Selanjutnya, perdebatan mengenai praperadilan semakin menggema ketika Mahkamah Konstitusi mengeluarkan Putusan No.21/PUU-XII/2014 yang melegalkan penetapan tersangka sebagai objek praperadilan.

Dalam tataran konsepnya, praperadilan lahir karena terinspirasi dari keberadaan prinsip Habeas Corpus dalam sistem peradilan Anglo Saxon. Habeas Corpus memberikan jaminan fundamental terhadap perlindungan Hak Asasi Manusia terutama yang menyangkut dengan hak kemerdekaan.

Praperadilan di Indonesia bersifat limitatif yakni hanya terbatas pada sah atau tidaknya penangkapan, penahanan, penghentian penyidikan, penghentian penuntutan serta mengenai permintaan ganti kerugian dan rehabilitasi oleh tersangka atau keluarganya atau pihak lain atas perkaranya yang perkaranya tidak diajukan ke pengadilan.

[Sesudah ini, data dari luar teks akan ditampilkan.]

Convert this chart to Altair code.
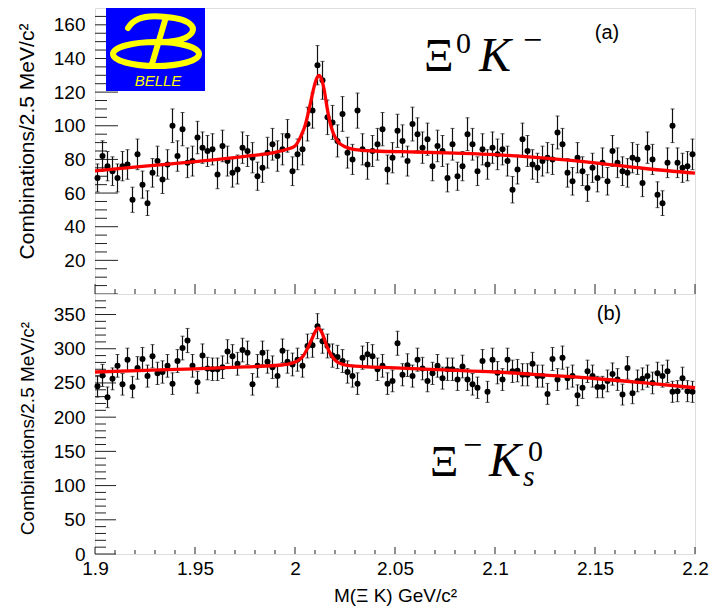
import altair as alt
import pandas as pd

SANS = "Liberation Sans"
SERIF = "Liberation Serif"

X_MIN, X_MAX, BIN_W, N_BINS = 1.9, 2.2, 0.0025, 120

# Xi0 K- candidates per 2.5 MeV bin (panel a)
top_counts = [69, 82, 76, 73, 69, 76, 77, 56, 83, 65,
              54, 72, 79, 68, 77, 100, 82, 98, 78, 79,
              93, 87, 85, 86, 71, 88, 79, 72, 74, 87,
              85, 81, 70, 75, 84, 89, 82, 86, 94, 73,
              83, 86, 101, 109, 136, 127, 105, 102, 91, 107,
              84, 80, 109, 86, 77, 85, 89, 98, 74, 81,
              97, 91, 79, 101, 95, 87, 92, 76, 88, 85,
              69, 89, 70, 76, 95, 89, 73, 86, 77, 87,
              83, 86, 79, 62, 74, 92, 85, 77, 75, 79,
              81, 80, 96, 89, 72, 67, 81, 73, 63, 75,
              69, 78, 67, 85, 78, 73, 72, 81, 80, 66,
              87, 80, 59, 54, 78, 100, 78, 75, 76, 83]

# Xi- K0s candidates per 2.5 MeV bin (panel b)
bot_counts = [245, 261, 229, 256, 275, 248, 284, 244, 272, 285,
              260, 289, 264, 266, 275, 249, 282, 301, 312, 275,
              251, 290, 271, 270, 270, 273, 296, 289, 278, 298,
              294, 248, 275, 294, 281, 273, 260, 297, 281, 277,
              284, 275, 304, 305, 333, 311, 304, 290, 288, 282,
              266, 260, 249, 287, 292, 289, 270, 275, 249, 253,
              308, 262, 276, 260, 284, 271, 253, 264, 275, 257,
              270, 270, 255, 274, 255, 248, 243, 282, 237, 284,
              265, 255, 284, 267, 268, 262, 262, 278, 260, 260,
              234, 285, 255, 287, 257, 260, 232, 243, 267, 260,
              244, 244, 253, 263, 255, 233, 272, 235, 253, 256,
              260, 250, 264, 260, 267, 237, 238, 257, 238, 237]

# fit curves
top_fit_x = [1.900, 1.925, 1.950, 1.975, 1.990, 1.996, 2.000, 2.003, 2.005, 2.0065,
             2.008, 2.0095, 2.011, 2.012, 2.013, 2.0145, 2.016, 2.0175, 2.019, 2.0215,
             2.025, 2.030, 2.040, 2.060, 2.080, 2.100, 2.125, 2.150, 2.175, 2.200]
top_fit_y = [73.2, 76.0, 78.7, 81.8, 84.2, 86.0, 88.0, 94.0, 100.0, 107.0,
             115.0, 123.0, 128.5, 130.0, 128.5, 122.0, 111.0, 102.0, 96.0, 90.5,
             87.5, 85.8, 85.0, 84.4, 83.7, 82.8, 80.8, 78.0, 74.6, 71.8]

bot_fit_x = [1.900, 1.925, 1.950, 1.975, 1.990, 1.997, 2.001, 2.004, 2.0065, 2.009,
             2.0105, 2.0117, 2.013, 2.0145, 2.016, 2.018, 2.0205, 2.024, 2.030, 2.050,
             2.075, 2.100, 2.125, 2.150, 2.175, 2.200]
bot_fit_y = [266, 268.5, 270.5, 273.5, 275.5, 278, 282, 289, 302, 318,
             327, 330.5, 326, 316, 303, 291, 282, 277, 274.5, 272,
             269, 266, 261.5, 256.5, 250, 243]

x_major = [1.9, 1.95, 2.0, 2.05, 2.1, 2.15, 2.2]
x_minor = [round(1.9 + 0.01 * k, 3) for k in range(31) if k % 5 != 0]

top_y_labels = [20, 40, 60, 80, 100, 120, 140, 160]
top_y_major = [0] + top_y_labels
top_y_minor = [v for v in range(5, 170, 5) if v % 20 != 0]

bot_y_labels = [0, 50, 100, 150, 200, 250, 300, 350]
bot_y_major = bot_y_labels
bot_y_minor = [v for v in range(10, 380, 10) if v % 50 != 0]

centers = [X_MIN + BIN_W * (i + 0.5) for i in range(N_BINS)]

W = 600
H_TOP = 286
H_BOT = 260


def text_layer(t, x, y, **kw):
    return alt.Chart(pd.DataFrame({"t": [t]})).mark_text(**kw).encode(
        text="t:N", x=alt.value(x), y=alt.value(y))


def ellipse(cx, cy, rx, ry):
    k = 0.5523
    return (f"M{cx-rx:.3f},{cy:.3f} "
            f"C{cx-rx:.3f},{cy-k*ry:.3f} {cx-k*rx:.3f},{cy-ry:.3f} {cx:.3f},{cy-ry:.3f} "
            f"C{cx+k*rx:.3f},{cy-ry:.3f} {cx+rx:.3f},{cy-k*ry:.3f} {cx+rx:.3f},{cy:.3f} "
            f"C{cx+rx:.3f},{cy+k*ry:.3f} {cx+k*rx:.3f},{cy+ry:.3f} {cx:.3f},{cy+ry:.3f} "
            f"C{cx-k*rx:.3f},{cy+ry:.3f} {cx-rx:.3f},{cy+k*ry:.3f} {cx-rx:.3f},{cy:.3f} Z")


LOGO_PATH = (ellipse(0.0, 0.26, 0.86, 0.24) + " "
             "M0.20,-0.48 L-0.08,0.46 "
             "M-0.56,-0.26 C-0.42,-0.50 -0.10,-0.52 0.20,-0.48 "
             "C0.72,-0.44 0.90,-0.22 0.58,-0.06 C0.46,-0.01 0.28,0.02 0.12,0.02")


def panel(counts, fit_x, fit_y, ymax, h, y_labels, y_major, y_minor,
          yt_major, yt_minor, xt_major, xt_minor, bottom, title_size, title_y, extras):
    xs = alt.Scale(domain=[X_MIN, X_MAX], nice=False, zero=False)
    ys = alt.Scale(domain=[0, ymax], nice=False, zero=False)
    if bottom:
        xaxis = alt.Axis(values=x_major, format="~g", ticks=False, domain=False, grid=False,
                         labelFontSize=19, labelPadding=5, labelFont=SANS, labelColor="black",
                         labelFlush=False, labelOverlap=False,
                         title="M(Ξ K) GeV/c²", titleFontSize=19, titleFont=SANS,
                         titleFontWeight="normal", titleColor="black",
                         titleY=32, titleBaseline="top")
    else:
        xaxis = alt.Axis(labels=False, ticks=False, domain=False, grid=False, title=None)
    yaxis = alt.Axis(values=y_labels, ticks=False, domain=False, grid=False,
                     labelFontSize=19, labelPadding=10, labelFont=SANS, labelColor="black",
                     labelOverlap=False, labelFlush=False,
                     title="Combinations/2.5 MeV/c²", titleFontSize=title_size, titleFont=SANS,
                     titleFontWeight="normal", titleColor="black",
                     titleX=-58, titleY=title_y, titleAlign="center", titleBaseline="bottom",
                     titleAngle=270)
    X = alt.X("x:Q", scale=xs, axis=xaxis)
    Y = alt.Y("y:Q", scale=ys, axis=yaxis)

    df = pd.DataFrame({"x": centers, "y": counts})
    base = alt.Chart(df).transform_calculate(
        lo="datum.y - sqrt(datum.y)", hi="datum.y + sqrt(datum.y)")
    bars = base.mark_rule(color="#111", strokeWidth=1.2).encode(
        x=X, y=alt.Y("lo:Q", scale=ys, axis=yaxis), y2="hi:Q")
    cap_lo = base.mark_tick(orient="horizontal", size=4, thickness=1, color="#111").encode(
        x=X, y=alt.Y("lo:Q", scale=ys, axis=yaxis))
    cap_hi = base.mark_tick(orient="horizontal", size=4, thickness=1, color="#111").encode(
        x=X, y=alt.Y("hi:Q", scale=ys, axis=yaxis))
    pts = base.mark_circle(size=36, color="black", opacity=1).encode(x=X, y=Y)

    fit = alt.Chart(pd.DataFrame({"x": fit_x, "y": fit_y})).mark_line(
        color="#ff0000", strokeWidth=3.3, interpolate="monotone").encode(x=X, y=Y)

    ymaj = alt.Chart(pd.DataFrame({"y": y_major})).mark_rule(color="#222", strokeWidth=1).encode(
        y=Y, x=alt.value(0), x2=alt.value(yt_major))
    ymin = alt.Chart(pd.DataFrame({"y": y_minor})).mark_rule(color="#222", strokeWidth=1).encode(
        y=Y, x=alt.value(0), x2=alt.value(yt_minor))
    xmaj = alt.Chart(pd.DataFrame({"x": x_major})).mark_rule(color="#222", strokeWidth=1).encode(
        x=X, y=alt.value(h), y2=alt.value(h - xt_major))
    xmin = alt.Chart(pd.DataFrame({"x": x_minor})).mark_rule(color="#222", strokeWidth=1).encode(
        x=X, y=alt.value(h), y2=alt.value(h - xt_minor))

    layers = [ymaj, ymin, xmaj, xmin, bars, cap_lo, cap_hi, pts, fit] + extras
    return alt.layer(*layers).properties(width=W, height=h)


top_extras = [
    # invisible (white) anchor fixing the page origin of the plot area
    alt.Chart(pd.DataFrame({"a": [1]})).mark_rule(color="white", strokeWidth=1).encode(
        x=alt.value(-93.5), x2=alt.value(-90), y=alt.value(-6.5)),
    alt.Chart(pd.DataFrame({"a": [1]})).mark_rect(color="#0000ff").encode(
        x=alt.value(11), x2=alt.value(110), y=alt.value(0), y2=alt.value(83)),
    alt.Chart(pd.DataFrame({"a": [1]})).mark_point(
        shape=LOGO_PATH, filled=False, color="#ffff00", strokeWidth=6, size=10000,
        opacity=1, strokeCap="round").encode(x=alt.value(61), y=alt.value(33)),
    text_layer("BELLE", 63, 78, font=SANS, fontSize=15, fontStyle="italic",
               color="#ffff00", align="center", baseline="alphabetic"),
    text_layer("(a)", 512, 25, font=SANS, fontSize=20, color="black",
               align="center", baseline="middle"),
    text_layer("Ξ", 329, 63, font=SERIF, fontSize=46, color="black",
               align="left", baseline="alphabetic"),
    text_layer("0", 361, 45, font=SERIF, fontSize=30, color="black",
               align="left", baseline="alphabetic"),
    text_layer("K", 384, 63, font=SERIF, fontSize=48, fontStyle="italic", color="black",
               align="left", baseline="alphabetic"),
    text_layer("−", 428, 33, font=SERIF, fontSize=34, color="black",
               align="left", baseline="middle"),
]

bot_extras = [
    text_layer("(b)", 514, 20, font=SANS, fontSize=20, color="black",
               align="center", baseline="middle"),
    text_layer("Ξ", 335, 182, font=SERIF, fontSize=44, color="black",
               align="left", baseline="alphabetic"),
    text_layer("−", 368, 152, font=SERIF, fontSize=34, color="black",
               align="left", baseline="middle"),
    text_layer("K", 394, 182, font=SERIF, fontSize=48, fontStyle="italic", color="black",
               align="left", baseline="alphabetic"),
    text_layer("0", 433, 167, font=SERIF, fontSize=30, color="black",
               align="left", baseline="alphabetic"),
    text_layer("s", 428, 192, font=SERIF, fontSize=30, fontStyle="italic", color="black",
               align="left", baseline="alphabetic"),
]

top = panel(top_counts, top_fit_x, top_fit_y, 170, H_TOP, top_y_labels, top_y_major,
            top_y_minor, 23, 12, 10, 5, False, 21, 133, top_extras)
bot = panel(bot_counts, bot_fit_x, bot_fit_y, 380, H_BOT, bot_y_labels, bot_y_major,
            bot_y_minor, 21, 11, 7, 4, True, 19, 134, bot_extras)

chart = alt.vconcat(top, bot, spacing=0, bounds="flush").properties(
    padding={"left": 0, "top": 0, "right": 0, "bottom": 0},
).configure_view(stroke="#222", strokeWidth=1).configure(background="white")

chart.save("out.html", embed_options={"renderer": "svg", "actions": False})
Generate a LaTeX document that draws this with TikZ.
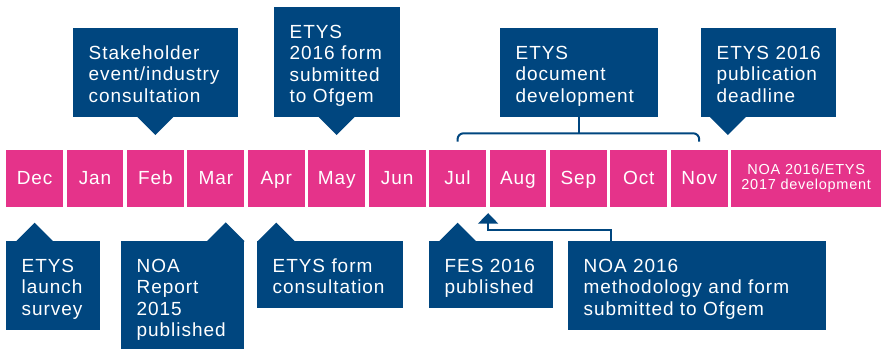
\documentclass[tikz,border=0pt]{standalone}
\usepackage{fontspec}
\setmainfont{Liberation Sans}[LetterSpace=5]
\usetikzlibrary{arrows.meta}
\definecolor{etysblue}{HTML}{00467F}
\definecolor{etyspink}{HTML}{E5338A}

\begin{document}
\begin{tikzpicture}[x=1pt, y=-1pt,
	monthbox/.style={fill=etyspink, text=white, anchor=north west, minimum height=56.7pt, inner sep=0pt},
	month/.style={monthbox, minimum width=56.8pt, font=\fontsize{19}{21.5}\selectfont, text height=13.6pt, text depth=1pt},
	callout/.style={fill=etysblue, anchor=north west, inner sep=0pt},
	calltext/.style={text=white, anchor=base west, align=left, text width=240pt, inner sep=0pt, font=\fontsize{19}{21.5}\selectfont},
	link/.style={draw=etysblue, line width=2pt}]
	\useasboundingbox (0,0) rectangle (881,349);
	% timeline
	\foreach \m [count=\i from 0] in {Dec,Jan,Feb,Mar,Apr,May,Jun,Jul,Aug,Sep,Oct,Nov}
		\node[month] (\m) at ({6+60.42*\i},150) {\m};
	\node[monthbox, minimum width=150pt, align=center, font=\fontsize{14.5}{15}\selectfont] (next) at (731,150) {NOA 2016/ETYS\\2017 development};
	% callout boxes
	\foreach \n/\x/\y/\w/\h/\t in {
		stake/73/28/164.7/88.7/{Stakeholder\\event/industry\\consultation},
		form/274/7/125.7/109.7/{ETYS\\2016 form\\submitted\\to Ofgem},
		docdev/500/28/157.7/88.7/{ETYS\\document\\development},
		deadline/701/28/134.7/88.7/{ETYS 2016\\publication\\deadline},
		survey/6/241/94/89/{ETYS\\launch\\survey},
		report/121/241/123/108/{NOA\\Report\\2015\\published},
		consult/257/241/146/66.7/{ETYS form\\consultation},
		fes/429/241/124/66.7/{FES 2016\\published},
		method/568/241/257.7/88.7/{NOA 2016\\methodology and form\\submitted to Ofgem}} {
		\node[callout, minimum width=\w pt, minimum height=\h pt] (\n) at (\x,\y) {};
		\node[calltext] (\n-text) at ([xshift=15.5pt, yshift=-31pt]\n.north west) {\t};
	}
	% pointers above the timeline
	\foreach \p in {Feb.north, May.north, Nov.north east}
		\fill[etysblue] ([yshift=15pt]\p) -- ++(-19,-19) -- ++(38,0) -- cycle;
	% pointers below the timeline
	\foreach \p in {Dec.south, Apr.south, Jul.south}
		\fill[etysblue] ([yshift=-15.6pt]\p) -- ++(-19,19) -- ++(38,0) -- cycle;
	\fill[etysblue] ([xshift=-18.7pt, yshift=18.7pt]report.north east) -- ++(-19,19) -- ++(38,0) -- cycle;
	% bracket for document development
	\coordinate (bracetop) at ([yshift=16.7pt]Nov.north);
	\draw[link, rounded corners=6pt] ([yshift=8.3pt]Jul.north) |- (bracetop) -- ([yshift=8.3pt]Nov.north);
	\draw[link] (docdev.south) -- (docdev.south |- bracetop);
	% methodology arrow
	\coordinate (julaug) at ([xshift=2pt, yshift=-6pt]Jul.south east);
	\draw[link, -{Triangle[width=20pt, length=10.6pt]}] ([xshift=43pt]method.north west) -- ++(0,-11) -| (julaug);
\end{tikzpicture}
\end{document}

Aristo mengatakan dengan adanya putusan MK Nomor 21/PUU/XII/2014 tersebut membuka peluang pengujian keabsahan penetapan tersangka dengan memperluas kewenangan praperadilan.

Meskipun begitu, Junaedi mengatakan perlindungan terhadap hak tersangka tidak diartikan bahwa tersangka tersebut tidak bersalah dan tidak menggugurkan adanya tindak pidana sehingga dapat dilakukan penyidikan kembali sesuai dengan kaidah hukum yang ada.